------ SUPPLIED MATERIAL
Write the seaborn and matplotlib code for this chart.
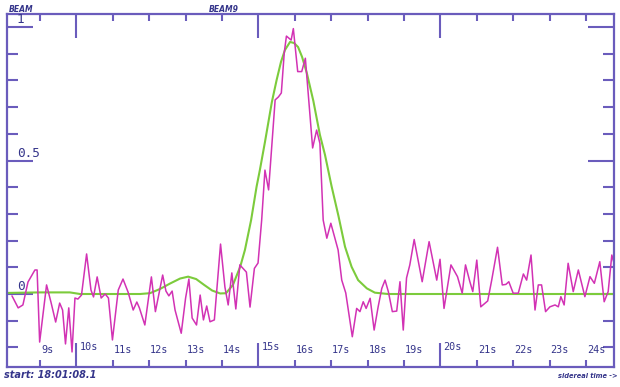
"""
Radio telescope drift scan - BEAM9 transit
Magenta: measured power, green: fitted beam profile
"""
import matplotlib
matplotlib.use('Agg')
import matplotlib.pyplot as plt
import seaborn as sns
import pandas as pd

# measured signal (normalised power) vs sidereal time offset in seconds
sig_time = [8.23, 8.40, 8.53, 8.67, 8.86, 8.92, 8.99, 9.18, 9.30, 9.43,
            9.54, 9.62, 9.70, 9.79, 9.88, 9.96, 10.04, 10.14, 10.28, 10.40,
            10.47, 10.57, 10.68, 10.79, 10.88, 10.99, 11.15, 11.28, 11.42, 11.56,
            11.66, 11.73, 11.88, 12.06, 12.17, 12.37, 12.46, 12.54, 12.63, 12.71,
            12.88, 13.00, 13.09, 13.18, 13.30, 13.40, 13.49, 13.58, 13.67, 13.79,
            13.96, 14.08, 14.17, 14.27, 14.38, 14.49, 14.67, 14.77, 14.89, 14.99,
            15.09, 15.18, 15.28, 15.46, 15.55, 15.63, 15.71, 15.77, 15.90, 15.96,
            16.08, 16.19, 16.29, 16.49, 16.60, 16.69, 16.78, 16.88, 16.99, 17.19,
            17.29, 17.40, 17.58, 17.70, 17.79, 17.88, 17.96, 18.07, 18.18, 18.29,
            18.39, 18.48, 18.57, 18.68, 18.80, 18.89, 18.98, 19.07, 19.16, 19.28,
            19.50, 19.69, 19.90, 19.99, 20.10, 20.29, 20.47, 20.60, 20.69, 20.81,
            20.89, 21.00, 21.11, 21.30, 21.41, 21.57, 21.70, 21.80, 21.88, 22.00,
            22.14, 22.28, 22.37, 22.49, 22.60, 22.69, 22.78, 22.89, 23.01, 23.15,
            23.24, 23.31, 23.40, 23.51, 23.65, 23.79, 23.97, 24.11, 24.23, 24.38,
            24.50, 24.61, 24.71, 24.77]
sig_power = [-0.007, -0.052, -0.041, 0.045, 0.090, 0.090, -0.180, 0.034, -0.030, -0.105,
             -0.034, -0.060, -0.187, -0.052, -0.217, -0.015, -0.019, -0.004, 0.150, 0.015,
             -0.011, 0.064, -0.015, 0.000, -0.015, -0.172, 0.015, 0.056, 0.007, -0.060,
             -0.030, -0.052, -0.116, 0.064, -0.066, 0.071, 0.011, -0.007, 0.011, -0.060,
             -0.147, -0.015, 0.056, -0.090, -0.116, -0.004, -0.097, -0.045, -0.104, -0.097,
             0.187, 0.026, -0.041, 0.079, -0.056, 0.109, 0.082, -0.049, 0.096, 0.116,
             0.277, 0.464, 0.390, 0.727, 0.738, 0.753, 0.903, 0.966, 0.951, 0.994,
             0.833, 0.833, 0.883, 0.547, 0.614, 0.564, 0.277, 0.209, 0.265, 0.165,
             0.052, 0.004, -0.160, -0.054, -0.066, -0.029, -0.054, -0.016, -0.135, -0.048,
             0.021, 0.052, 0.009, -0.066, -0.064, 0.046, -0.135, 0.060, 0.109, 0.204,
             0.046, 0.196, 0.052, 0.130, -0.054, 0.109, 0.065, 0.003, 0.109, 0.046,
             0.009, 0.127, -0.048, -0.026, 0.052, 0.175, 0.034, 0.036, 0.046, 0.003,
             0.003, 0.075, 0.052, 0.146, -0.060, 0.034, 0.034, -0.066, -0.048, -0.041,
             -0.048, -0.010, -0.041, 0.115, 0.009, 0.090, -0.010, 0.065, 0.040, 0.121,
             -0.029, 0.009, 0.146, 0.116]

# fitted beam profile
fit_time = [8.09, 9.00, 9.82, 10.10, 11.75, 12.02, 12.30, 12.57, 12.85, 13.07,
            13.29, 13.51, 13.73, 13.95, 14.11, 14.30, 14.50, 14.63, 14.80, 14.95,
            15.04, 15.18, 15.37, 15.50, 15.62, 15.73, 15.87, 15.98, 16.09, 16.20,
            16.33, 16.51, 16.69, 16.83, 17.01, 17.20, 17.38, 17.56, 17.74, 17.98,
            18.20, 18.56, 24.77]
fit_power = [0.004, 0.006, 0.006, 0.000, 0.000, 0.003, 0.019, 0.039, 0.058, 0.065,
             0.056, 0.034, 0.013, 0.002, 0.003, 0.034, 0.102, 0.165, 0.277, 0.402,
             0.464, 0.569, 0.719, 0.801, 0.869, 0.914, 0.944, 0.940, 0.925, 0.888,
             0.828, 0.723, 0.596, 0.521, 0.404, 0.292, 0.177, 0.102, 0.052, 0.021,
             0.005, 0.000, 0.000]

x_seconds = list(range(9, 25))
x_major = [10, 15, 20]
y_minor = [-0.2, -0.1, 0.1, 0.2, 0.3, 0.4, 0.6, 0.7, 0.8, 0.9]
y_major = [0.0, 0.5, 1.0]
y_labels = ['0', '0.5', '1']

FRAME = '#6a5cbc'
TEXT = '#34348a'
MAGENTA = '#d232b4'
GREEN = '#7ccb3c'

sns.set_style('white')
plt.rcParams['font.family'] = ['DejaVu Sans']

fig = plt.figure(figsize=(6.2, 3.87), dpi=100)
ax = fig.add_axes([7 / 620, 20 / 387, 607 / 620, 353 / 387])

sig = pd.DataFrame({'t': sig_time, 'p': sig_power})
fit = pd.DataFrame({'t': fit_time, 'p': fit_power})
sns.lineplot(data=fit, x='t', y='p', ax=ax, color=GREEN, lw=1.5,
             estimator=None, sort=False, zorder=2)
sns.lineplot(data=sig, x='t', y='p', ax=ax, color=MAGENTA, lw=1.1,
             estimator=None, sort=False, zorder=2.2)

ax.set_xlim(8.093, 24.77)
ax.set_ylim(-0.2734, 1.0487)
ax.set_xlabel('')
ax.set_ylabel('')

for s in ax.spines.values():
    s.set_color(FRAME)
    s.set_linewidth(1.6)

x_minor = [s for s in x_seconds if s not in x_major]
ax.set_xticks(x_major)
ax.set_xticks(x_minor, minor=True)
ax.set_yticks(y_major)
ax.set_yticks(y_minor, minor=True)
ax.tick_params(axis='x', which='major', direction='in', length=17, width=1.5,
               color=FRAME, top=True, bottom=True, labelbottom=False)
ax.tick_params(axis='x', which='minor', direction='in', length=4.8, width=1.5,
               color=FRAME, top=True, bottom=True)
ax.tick_params(axis='y', which='major', direction='in', length=19, width=1.5,
               color=FRAME, left=True, right=True, labelleft=False)
ax.tick_params(axis='y', which='minor', direction='in', length=8, width=1.5,
               color=FRAME, left=True, right=True)

# tick labels sit inside the frame, like the original scope display
for s in x_seconds:
    big = s in x_major
    ax.annotate(f'{s}s', xy=(s, 0), xycoords=('data', 'axes fraction'),
                xytext=(3 if big else 1, 17 if big else 14), textcoords='offset pixels',
                ha='left', va='baseline', fontsize=7.3, color=TEXT,
                family='DejaVu Sans Mono')
for v, lab in zip(y_major, y_labels):
    ax.annotate(lab, xy=(0, v), xycoords=('axes fraction', 'data'),
                xytext=(10, 4), textcoords='offset pixels',
                ha='left', va='baseline', fontsize=9.2, color=TEXT,
                family='DejaVu Sans Mono')

fig.text(9 / 620, 1 - 12 / 387, 'BEAM', fontsize=5.5, fontweight='bold',
         fontstyle='italic', color=TEXT)
fig.text(209 / 620, 1 - 12 / 387, 'BEAM9', fontsize=5.5, fontweight='bold',
         fontstyle='italic', color=TEXT)
fig.text(4 / 620, 1 - 378 / 387, 'start: 18:01:08.1', fontsize=7, fontweight='bold',
         fontstyle='italic', color=TEXT)
fig.text(618 / 620, 1 - 378 / 387, 'sidereal time ->', fontsize=4.8, fontweight='bold',
         fontstyle='italic', color=TEXT, ha='right')

fig.savefig('out.png', dpi=100, facecolor='white')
------------
Write out again, exactly, the lines from the start of the listing up to the line containing "import pandas as pd", with both ends and without pictures.

* ANSWER IN FULL:
Write the seaborn and matplotlib code for this chart.
"""
Radio telescope drift scan - BEAM9 transit
Magenta: measured power, green: fitted beam profile
"""
import matplotlib
matplotlib.use('Agg')
import matplotlib.pyplot as plt
import seaborn as sns
import pandas as pd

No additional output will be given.